Tell me about the fluent clips store feature on the Broadcast Pix switcher. How do you use that on your shows?
We have several pretty simple roll ins, interstitials, commercials, etc. that we can have in the clips store as well as the music open to our sports package. They live in the clips store and we can call them up through pix pads and use them as roll in’s. We saw the switcher at NAB last year and ordered it in July and August and they’ve gradually released successive versions that have revealed more of the capabilities of the switcher. The last two versions we got into the beta program. The last version of beta that we had and the current public release are really some of the first two releases to have a full use of the clips store, animations, etc. that it’s capable of. So we’ve only just wrapped our teeth around it in the last couple of months. For the first couple of months we didn’t have the clip store and now we do, we’re pretty pleased with it. We’ve integrated the animations. Seeing as we didn’t have the clip store when we first got it we redesigned our open as an animation because we did have the animation stores. And actually that’s worked really well because it frees up the clip store for other roll in’s that we have. Fluent is a buzzword in their sales lexicon. It is rather fluid, it’s easy to move files around; it’s easy to design a show.

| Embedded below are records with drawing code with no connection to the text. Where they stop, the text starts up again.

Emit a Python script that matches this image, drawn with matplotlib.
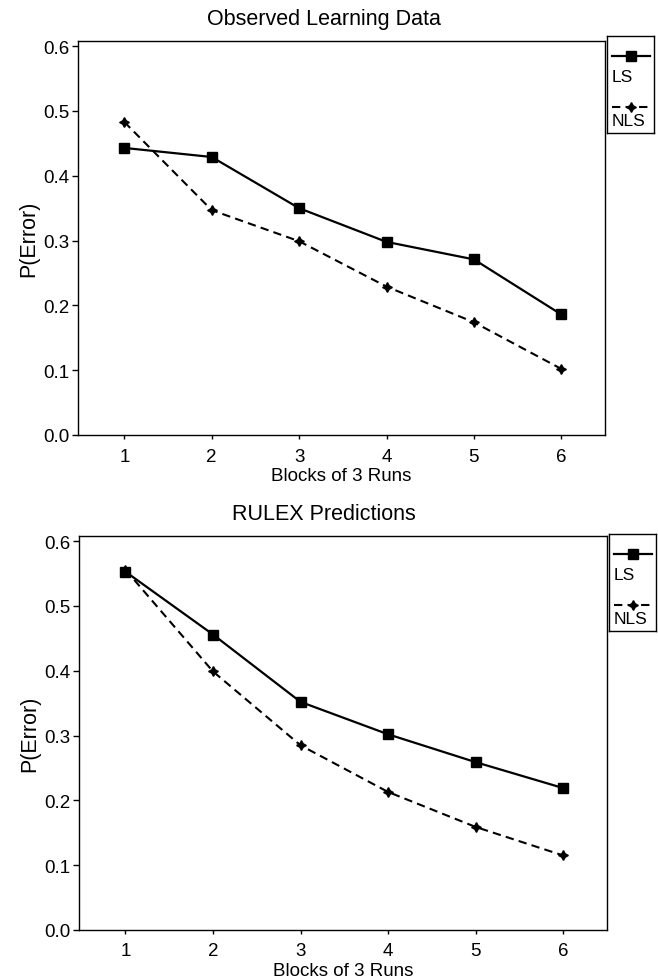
import matplotlib
matplotlib.use("Agg")
import matplotlib.pyplot as plt
from matplotlib.lines import Line2D

plt.rcParams['font.family'] = ['Liberation Sans', 'DejaVu Sans']

blocks = [1, 2, 3, 4, 5, 6]
yticks = [0.0, 0.1, 0.2, 0.3, 0.4, 0.5, 0.6]

# observed learning data
obs_ls = [0.443, 0.429, 0.350, 0.298, 0.271, 0.186]
obs_nls = [0.483, 0.347, 0.299, 0.229, 0.174, 0.102]

# RULEX predictions
pred_ls = [0.553, 0.456, 0.352, 0.302, 0.259, 0.219]
pred_nls = [0.556, 0.399, 0.285, 0.213, 0.159, 0.115]

W, H = 658, 979
fig = plt.figure(figsize=(W / 100, H / 100), dpi=100)

ls_style = dict(color='black', lw=1.6, ls='-', marker='s', ms=6.5)
nls_style = dict(color='black', lw=1.5, ls=(0, (4, 2.5)), marker=(4, 1, 0), ms=7)


def px_box(left, top, right, bottom):
    return [left / W, 1 - bottom / H, (right - left) / W, (bottom - top) / H]


def make_panel(box, title, title_y, ls_vals, nls_vals, leg_box):
    ax = fig.add_axes(px_box(*box))
    ax.plot(blocks, ls_vals, **ls_style)
    ax.plot(blocks, nls_vals, **nls_style)
    ax.set_xlim(0.47, 6.5)
    ax.set_ylim(0, 0.608)
    ax.set_xticks(blocks)
    ax.set_yticks(yticks)
    ax.set_yticklabels([f'{v:.1f}' for v in yticks])
    ax.tick_params(axis='x', labelsize=13.5, length=3, pad=6, width=1)
    ax.tick_params(axis='y', labelsize=13.5, length=4, pad=2, width=1)
    for s in ax.spines.values():
        s.set_linewidth(1.0)
    ax.set_xlabel('Blocks of 3 Runs', fontsize=13.5, labelpad=2)
    ax.set_ylabel('P(Error)', fontsize=15.5, labelpad=3)
    fig.text(324 / W, 1 - title_y / H, title, fontsize=15.5, ha='center', va='center')

    # legend box: handle above its label
    lax = fig.add_axes(px_box(*leg_box))
    lax.set_xlim(0, 1)
    lax.set_ylim(1, 0)
    lax.set_xticks([])
    lax.set_yticks([])
    for s in lax.spines.values():
        s.set_linewidth(1.0)
    h = leg_box[3] - leg_box[1]
    lax.add_line(Line2D([0.1, 0.5, 0.92], [20 / h] * 3, markevery=[1], **ls_style))
    lax.text(0.1, 41 / h, 'LS', fontsize=12.5, va='center', ha='left')
    lax.add_line(Line2D([0.1, 0.5, 0.92], [71 / h] * 3, markevery=[1], **nls_style))
    lax.text(0.1, 85 / h, 'NLS', fontsize=12.5, va='center', ha='left')
    return ax


make_panel((78, 42, 605, 436), 'Observed Learning Data', 20,
           obs_ls, obs_nls, (607, 37, 654, 134))
make_panel((79, 537, 607, 931), 'RULEX Predictions', 515,
           pred_ls, pred_nls, (609, 535, 656, 632))

fig.savefig('out.png', dpi=100)
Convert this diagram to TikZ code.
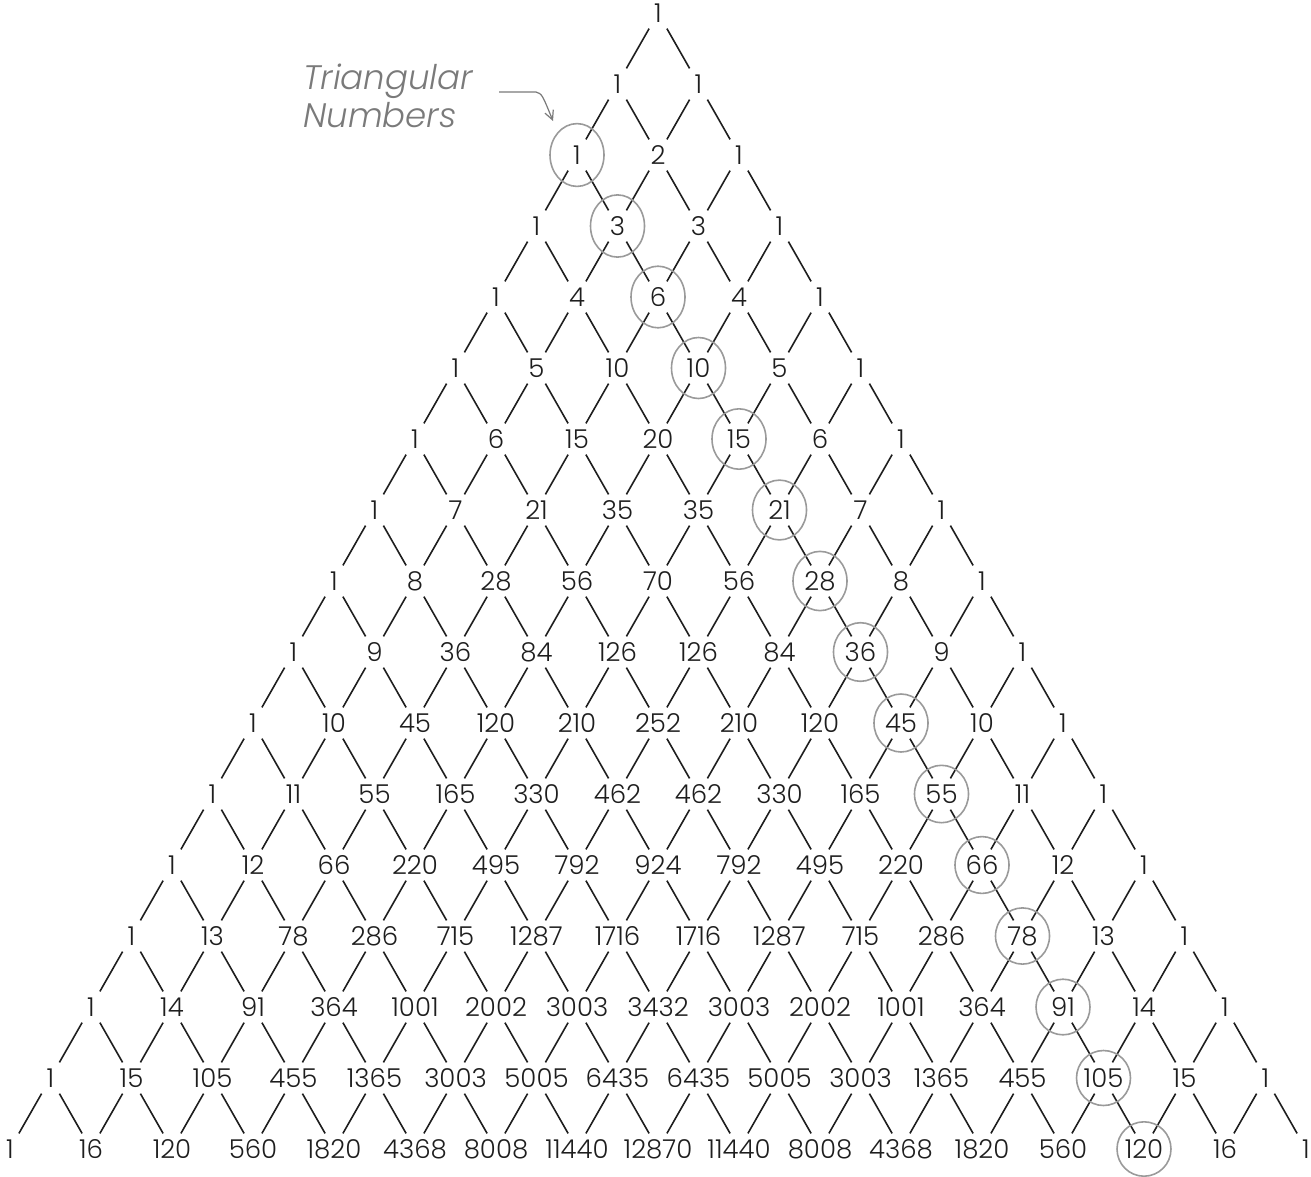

A show is a designation for all of the settings, all of the files, all of the images, all of the lower thirds, and even the layout of the switcher—it’s all wrapped up into what you call a show file and so once you design your show and then load it when you get the location and it has all of the features. And of course we’re always editing it even up to the last minute, and so their design works really well. [Timestamp: 13:52]

Well when you have that much to cover and everybody has to be doing a lot of different jobs, efficiency is the name of the game and in the small remote vans making the most of the gear and the space that you have. Craig, it’s been great having you here to tell us about the new remote van. Craig Jutson from CTV Santa Cruz. In Part 2 we’ll get more into the audio and recording capabilities of the new van. Thanks for being here, Craig.